“How is it that, in this one area of our lives [religion], we have convinced ourselves that our beliefs about the world can float entirely free of reason and evidence?”
“A kernel of truth lurks at the heart of religion, because spiritual experience, ethical behavior, and strong communities are essential for human happiness. And yet our religious traditions are intellectually defunct and politically ruinous. While spiritual experience is clearly a natural propensity of the human mind, we need not believe anything on insufficient evidence to actualize it.”
“What I'm asking you to entertain is that there is nothing we need to believe on insufficient evidence in order to have deeply ethical and spiritual lives.”
“Every one of the world's "great" religions utterly trivializes the immensity and beauty of the cosmos. Books like the Bible and the Koran get almost every significant fact about us and our world wrong. Every scientific domain -- from cosmology to psychology to economics -- has superseded and surpassed the wisdom of Scripture.Everything of value that people get from religion can be had more honestly, without presuming anything on insufficient evidence. The rest is self-deception, set to music.”

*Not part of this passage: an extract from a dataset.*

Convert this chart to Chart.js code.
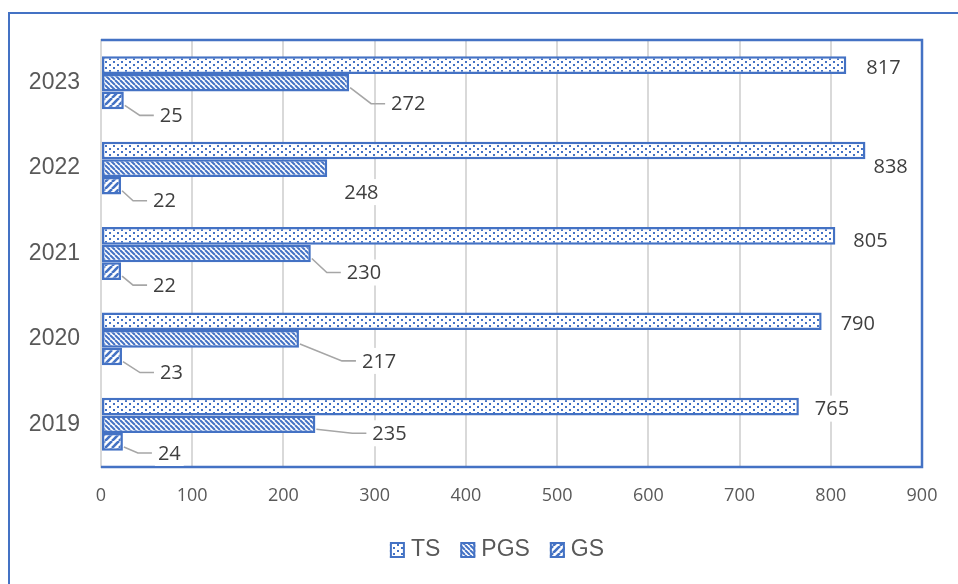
<!DOCTYPE html>
<html>
<head>
<meta charset="utf-8">
<script src="https://cdn.jsdelivr.net/npm/chart.js@4.4.1/dist/chart.umd.min.js"></script>
<style>
  html, body { margin: 0; padding: 0; background: #ffffff; }
  #wrap { width: 958px; height: 584px; position: relative; }
</style>
</head>
<body>
<div id="wrap"><canvas id="chart" width="958" height="584"></canvas></div>
<script>
// Years shown on the category axis, top to bottom
const categories = ['2023', '2022', '2021', '2020', '2019'];
// Series values per year
const tsValues  = [817, 838, 805, 790, 765];
const pgsValues = [272, 248, 230, 217, 235];
const gsValues  = [25, 22, 22, 23, 24];
const seriesNames = ['TS', 'PGS', 'GS'];
// Value axis ticks
const xTicks = [0, 100, 200, 300, 400, 500, 600, 700, 800, 900];

// Label placement relative to each bar's end: [dx, dy, leader line]
const labelPlacement = [
  [[20, 2, false], [8, 16, false], [18, 4, false], [19, 2, false], [16, 2, false]],
  [[42, 21, true], [17, 24, false], [36, 19, true], [63, 22, true], [57, 9, true]],
  [[36, 15, true], [32, 15, true], [32, 14, true], [38, 16, true], [35, 11, true]]
];

const BLUE = '#4472C4';

function makePattern(kind) {
  const c = document.createElement('canvas');
  const s = kind === 'dots' ? 8 : (kind === 'down' ? 5 : 7);
  c.width = s; c.height = kind === 'dots' ? 6 : s;
  const g = c.getContext('2d');
  g.fillStyle = '#ffffff';
  g.fillRect(0, 0, c.width, c.height);
  g.strokeStyle = BLUE;
  g.fillStyle = BLUE;
  if (kind === 'dots') {
    g.fillRect(1, 1, 2, 2);
    g.fillRect(5, 4, 2, 2);
  } else if (kind === 'down') {
    g.lineWidth = 2;
    for (let k = -1; k <= 1; k++) {
      g.beginPath(); g.moveTo(k * s, 0); g.lineTo(k * s + s, s); g.stroke();
    }
  } else {
    g.lineWidth = 2.6;
    for (let k = -1; k <= 1; k++) {
      g.beginPath(); g.moveTo(k * s, s); g.lineTo(k * s + s, 0); g.stroke();
    }
  }
  return g.createPattern(c, 'repeat');
}

const patterns = [makePattern('dots'), makePattern('down'), makePattern('up')];
const seriesValues = [tsValues, pgsValues, gsValues];

// Outer frame, plot border, value labels with leader lines, and legend
const decorations = {
  id: 'decorations',
  beforeDraw(chart) {
    const ctx = chart.ctx;
    ctx.save();
    ctx.fillStyle = '#ffffff';
    ctx.fillRect(0, 0, chart.width, chart.height);
    ctx.strokeStyle = BLUE;
    ctx.lineWidth = 2;
    ctx.strokeRect(9, 13, chart.width + 20, chart.height + 20);
    ctx.restore();
  },
  beforeDatasetsDraw(chart) {
    const a = chart.chartArea;
    const ctx = chart.ctx;
    ctx.save();
    ctx.strokeStyle = BLUE;
    ctx.lineWidth = 2.5;
    ctx.beginPath();
    ctx.moveTo(a.left, a.top); ctx.lineTo(a.right, a.top);
    ctx.lineTo(a.right, a.bottom); ctx.lineTo(a.left, a.bottom);
    ctx.stroke();
    ctx.restore();
  },
  afterDatasetsDraw(chart) {
    const ctx = chart.ctx;
    ctx.save();
    ctx.font = '20px "Open Sans"';
    ctx.textBaseline = 'middle';
    ctx.textAlign = 'left';
    chart.data.datasets.forEach((ds, di) => {
      const meta = chart.getDatasetMeta(di);
      meta.data.forEach((bar, i) => {
        const [dx, dy, leader] = labelPlacement[di][i];
        const text = String(ds.data[i]);
        const lx = bar.x + dx;
        const ly = bar.y + dy;
        const w = ctx.measureText(text).width;
        ctx.fillStyle = '#ffffff';
        ctx.fillRect(lx - 3, ly - 13, w + 6, 26);
        if (leader) {
          ctx.strokeStyle = '#a6a6a6';
          ctx.lineWidth = 1.6;
          ctx.beginPath();
          ctx.moveTo(bar.x + 1, bar.y + 5);
          ctx.lineTo(lx - 20, ly);
          ctx.lineTo(lx - 6, ly);
          ctx.stroke();
        }
        ctx.fillStyle = '#3f3f3f';
        ctx.fillText(text, lx, ly + 1);
      });
    });
    ctx.restore();
  },
  afterDraw(chart) {
    const ctx = chart.ctx;
    ctx.save();
    ctx.font = '23px "Liberation Sans"';
    ctx.textBaseline = 'middle';
    const box = 15, gapText = 6, gapItem = 20;
    const widths = seriesNames.map(n => box + gapText + ctx.measureText(n).width);
    const total = widths.reduce((s, v) => s + v, 0) + gapItem * (seriesNames.length - 1);
    let x = 497 - total / 2;
    const y = 550;
    seriesNames.forEach((n, i) => {
      ctx.fillStyle = patterns[i];
      ctx.fillRect(x, y - 8, box, 16);
      ctx.strokeStyle = BLUE;
      ctx.lineWidth = 2;
      ctx.strokeRect(x + 1, y - 7, box - 2, 14);
      ctx.fillStyle = '#595959';
      ctx.fillText(n, x + box + gapText, y);
      x += widths[i] + gapItem;
    });
    ctx.restore();
  }
};

new Chart(document.getElementById('chart'), {
  type: 'bar',
  data: {
    labels: categories,
    datasets: seriesNames.map((name, i) => ({
      label: name,
      data: seriesValues[i],
      backgroundColor: patterns[i],
      borderColor: BLUE,
      borderWidth: 2.5,
      borderSkipped: false,
      categoryPercentage: 0.62,
      barPercentage: 1.0
    }))
  },
  options: {
    indexAxis: 'y',
    responsive: false,
    animation: false,
    devicePixelRatio: 1,
    layout: { padding: { top: 40, right: 36, bottom: 67, left: 0 } },
    plugins: {
      legend: { display: false },
      tooltip: { enabled: false }
    },
    scales: {
      x: {
        min: xTicks[0],
        max: xTicks[xTicks.length - 1],
        afterBuildTicks(scale) { scale.ticks = xTicks.map(v => ({ value: v })); },
        afterFit(scale) { scale.height = 50; },
        grid: { color: '#d9d9d9', lineWidth: 2, drawTicks: false },
        border: { display: false },
        ticks: {
          padding: 18,
          color: '#595959',
          font: { family: '"Open Sans"', size: 18 }
        }
      },
      y: {
        afterFit(scale) { scale.width = 101; },
        grid: { display: false, drawTicks: false },
        border: { display: true, color: '#d9d9d9', width: 2 },
        ticks: {
          padding: 21,
          color: '#595959',
          font: { family: '"Liberation Sans"', size: 23 }
        }
      }
    }
  },
  plugins: [decorations]
});
</script>
</body>
</html>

“Nothing that a Christian and a Muslim can say to each other will render their beliefs mutually vulnerable to discourse, because the very tenets of their faith have immunized them against the power of conversation. Believing strongly, without evidence, they have kicked themselves loose of the world. It is therefore in the very nature of faith to serve as an impediment to further inquiry.”
“Believing a given proposition is a matter of believing that it faithfully represents some state of the world, and this fact yields some immediate insights into the standards by which our beliefs should function. In particular, it reveals why we cannot help but value evidence and demand that propositions about the world logically cohere.”